⟨
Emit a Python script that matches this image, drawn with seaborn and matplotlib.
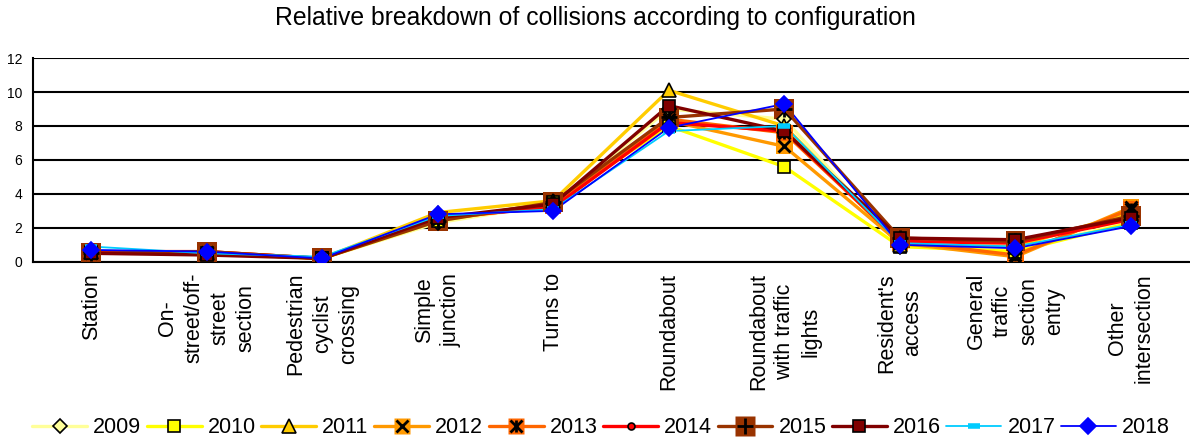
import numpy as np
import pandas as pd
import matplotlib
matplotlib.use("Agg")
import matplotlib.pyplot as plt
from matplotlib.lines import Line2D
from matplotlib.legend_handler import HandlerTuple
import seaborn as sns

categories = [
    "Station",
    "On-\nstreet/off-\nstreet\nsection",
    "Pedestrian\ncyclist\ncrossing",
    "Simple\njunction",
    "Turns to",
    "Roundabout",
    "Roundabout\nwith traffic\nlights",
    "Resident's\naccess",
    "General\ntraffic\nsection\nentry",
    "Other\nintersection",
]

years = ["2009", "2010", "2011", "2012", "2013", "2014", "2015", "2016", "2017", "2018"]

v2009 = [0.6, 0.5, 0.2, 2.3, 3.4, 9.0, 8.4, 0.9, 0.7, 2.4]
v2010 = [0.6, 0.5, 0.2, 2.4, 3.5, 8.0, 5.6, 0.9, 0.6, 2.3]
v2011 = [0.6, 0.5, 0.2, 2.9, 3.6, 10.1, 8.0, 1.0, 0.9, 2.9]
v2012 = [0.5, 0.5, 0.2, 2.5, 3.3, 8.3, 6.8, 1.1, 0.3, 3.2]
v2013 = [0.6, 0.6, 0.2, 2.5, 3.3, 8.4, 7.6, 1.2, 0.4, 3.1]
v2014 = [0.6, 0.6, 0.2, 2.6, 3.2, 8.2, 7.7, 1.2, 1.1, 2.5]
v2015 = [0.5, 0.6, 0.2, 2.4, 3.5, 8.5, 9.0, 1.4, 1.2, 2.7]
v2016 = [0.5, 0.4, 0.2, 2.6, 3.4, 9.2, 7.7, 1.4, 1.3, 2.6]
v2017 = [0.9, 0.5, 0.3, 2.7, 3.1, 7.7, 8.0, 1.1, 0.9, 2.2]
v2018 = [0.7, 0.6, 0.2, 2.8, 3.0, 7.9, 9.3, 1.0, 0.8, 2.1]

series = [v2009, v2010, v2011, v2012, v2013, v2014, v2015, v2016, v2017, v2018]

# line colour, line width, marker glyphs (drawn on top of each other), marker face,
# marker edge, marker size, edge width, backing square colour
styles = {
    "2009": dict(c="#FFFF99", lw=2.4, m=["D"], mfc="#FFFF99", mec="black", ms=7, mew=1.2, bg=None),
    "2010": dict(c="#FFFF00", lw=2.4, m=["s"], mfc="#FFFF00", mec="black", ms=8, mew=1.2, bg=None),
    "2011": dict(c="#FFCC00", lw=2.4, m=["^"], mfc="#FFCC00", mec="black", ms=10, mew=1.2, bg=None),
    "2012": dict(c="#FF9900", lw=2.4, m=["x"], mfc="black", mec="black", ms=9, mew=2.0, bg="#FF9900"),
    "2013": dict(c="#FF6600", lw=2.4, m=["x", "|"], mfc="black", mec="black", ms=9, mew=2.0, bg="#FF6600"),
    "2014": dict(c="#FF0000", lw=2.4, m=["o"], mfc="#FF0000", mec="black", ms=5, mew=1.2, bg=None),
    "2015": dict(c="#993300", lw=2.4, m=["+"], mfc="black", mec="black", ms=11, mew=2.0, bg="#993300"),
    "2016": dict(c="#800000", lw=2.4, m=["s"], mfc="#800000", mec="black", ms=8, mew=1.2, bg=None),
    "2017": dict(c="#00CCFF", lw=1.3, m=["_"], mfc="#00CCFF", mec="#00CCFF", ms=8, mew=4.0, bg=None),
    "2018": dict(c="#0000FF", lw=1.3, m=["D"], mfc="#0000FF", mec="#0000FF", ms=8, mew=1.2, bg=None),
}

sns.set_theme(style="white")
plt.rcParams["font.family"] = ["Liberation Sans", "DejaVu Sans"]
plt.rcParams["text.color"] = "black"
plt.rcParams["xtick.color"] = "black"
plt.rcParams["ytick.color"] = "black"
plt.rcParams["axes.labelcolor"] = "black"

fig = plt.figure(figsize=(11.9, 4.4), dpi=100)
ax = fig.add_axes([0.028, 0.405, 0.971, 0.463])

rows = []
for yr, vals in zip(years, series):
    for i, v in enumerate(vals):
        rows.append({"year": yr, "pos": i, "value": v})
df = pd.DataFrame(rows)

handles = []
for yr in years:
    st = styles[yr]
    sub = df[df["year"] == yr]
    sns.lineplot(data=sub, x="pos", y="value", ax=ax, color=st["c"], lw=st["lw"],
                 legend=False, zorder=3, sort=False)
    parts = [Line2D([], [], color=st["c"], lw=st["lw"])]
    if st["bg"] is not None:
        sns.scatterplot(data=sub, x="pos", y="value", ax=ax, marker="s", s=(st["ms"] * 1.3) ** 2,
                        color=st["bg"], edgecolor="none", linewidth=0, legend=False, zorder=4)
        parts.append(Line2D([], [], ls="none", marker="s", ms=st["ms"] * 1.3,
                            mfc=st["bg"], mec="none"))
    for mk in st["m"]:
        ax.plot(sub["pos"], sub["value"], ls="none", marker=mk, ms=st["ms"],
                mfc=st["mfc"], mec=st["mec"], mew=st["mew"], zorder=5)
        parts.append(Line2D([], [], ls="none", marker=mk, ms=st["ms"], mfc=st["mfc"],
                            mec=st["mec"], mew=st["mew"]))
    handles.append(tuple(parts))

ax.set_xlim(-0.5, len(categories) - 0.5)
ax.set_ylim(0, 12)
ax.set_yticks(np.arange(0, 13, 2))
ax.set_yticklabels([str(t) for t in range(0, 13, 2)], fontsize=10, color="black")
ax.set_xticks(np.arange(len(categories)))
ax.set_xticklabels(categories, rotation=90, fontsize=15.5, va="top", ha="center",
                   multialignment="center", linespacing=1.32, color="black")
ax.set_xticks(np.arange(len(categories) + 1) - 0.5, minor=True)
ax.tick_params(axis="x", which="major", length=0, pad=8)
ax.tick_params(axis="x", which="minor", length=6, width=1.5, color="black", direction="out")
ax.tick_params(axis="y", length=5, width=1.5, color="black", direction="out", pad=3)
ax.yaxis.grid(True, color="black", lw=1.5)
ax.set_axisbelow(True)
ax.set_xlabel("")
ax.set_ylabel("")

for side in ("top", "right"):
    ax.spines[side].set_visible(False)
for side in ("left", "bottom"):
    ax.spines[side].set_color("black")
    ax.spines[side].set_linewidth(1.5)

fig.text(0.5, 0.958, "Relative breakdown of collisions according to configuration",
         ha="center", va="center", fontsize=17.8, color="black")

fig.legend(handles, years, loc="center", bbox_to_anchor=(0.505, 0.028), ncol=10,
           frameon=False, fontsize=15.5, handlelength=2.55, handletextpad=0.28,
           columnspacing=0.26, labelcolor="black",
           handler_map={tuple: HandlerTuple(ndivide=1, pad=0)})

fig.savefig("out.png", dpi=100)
⟩
#### What is required
Repeat, word for word and with no pictures, only the lines running from the beginning of the data to the line that contains "v2016, v2017, v2018]".

#### Solution to this task
Emit a Python script that matches this image, drawn with seaborn and matplotlib.
import numpy as np
import pandas as pd
import matplotlib
matplotlib.use("Agg")
import matplotlib.pyplot as plt
from matplotlib.lines import Line2D
from matplotlib.legend_handler import HandlerTuple
import seaborn as sns

categories = [
    "Station",
    "On-\nstreet/off-\nstreet\nsection",
    "Pedestrian\ncyclist\ncrossing",
    "Simple\njunction",
    "Turns to",
    "Roundabout",
    "Roundabout\nwith traffic\nlights",
    "Resident's\naccess",
    "General\ntraffic\nsection\nentry",
    "Other\nintersection",
]

years = ["2009", "2010", "2011", "2012", "2013", "2014", "2015", "2016", "2017", "2018"]

v2009 = [0.6, 0.5, 0.2, 2.3, 3.4, 9.0, 8.4, 0.9, 0.7, 2.4]
v2010 = [0.6, 0.5, 0.2, 2.4, 3.5, 8.0, 5.6, 0.9, 0.6, 2.3]
v2011 = [0.6, 0.5, 0.2, 2.9, 3.6, 10.1, 8.0, 1.0, 0.9, 2.9]
v2012 = [0.5, 0.5, 0.2, 2.5, 3.3, 8.3, 6.8, 1.1, 0.3, 3.2]
v2013 = [0.6, 0.6, 0.2, 2.5, 3.3, 8.4, 7.6, 1.2, 0.4, 3.1]
v2014 = [0.6, 0.6, 0.2, 2.6, 3.2, 8.2, 7.7, 1.2, 1.1, 2.5]
v2015 = [0.5, 0.6, 0.2, 2.4, 3.5, 8.5, 9.0, 1.4, 1.2, 2.7]
v2016 = [0.5, 0.4, 0.2, 2.6, 3.4, 9.2, 7.7, 1.4, 1.3, 2.6]
v2017 = [0.9, 0.5, 0.3, 2.7, 3.1, 7.7, 8.0, 1.1, 0.9, 2.2]
v2018 = [0.7, 0.6, 0.2, 2.8, 3.0, 7.9, 9.3, 1.0, 0.8, 2.1]

series = [v2009, v2010, v2011, v2012, v2013, v2014, v2015, v2016, v2017, v2018]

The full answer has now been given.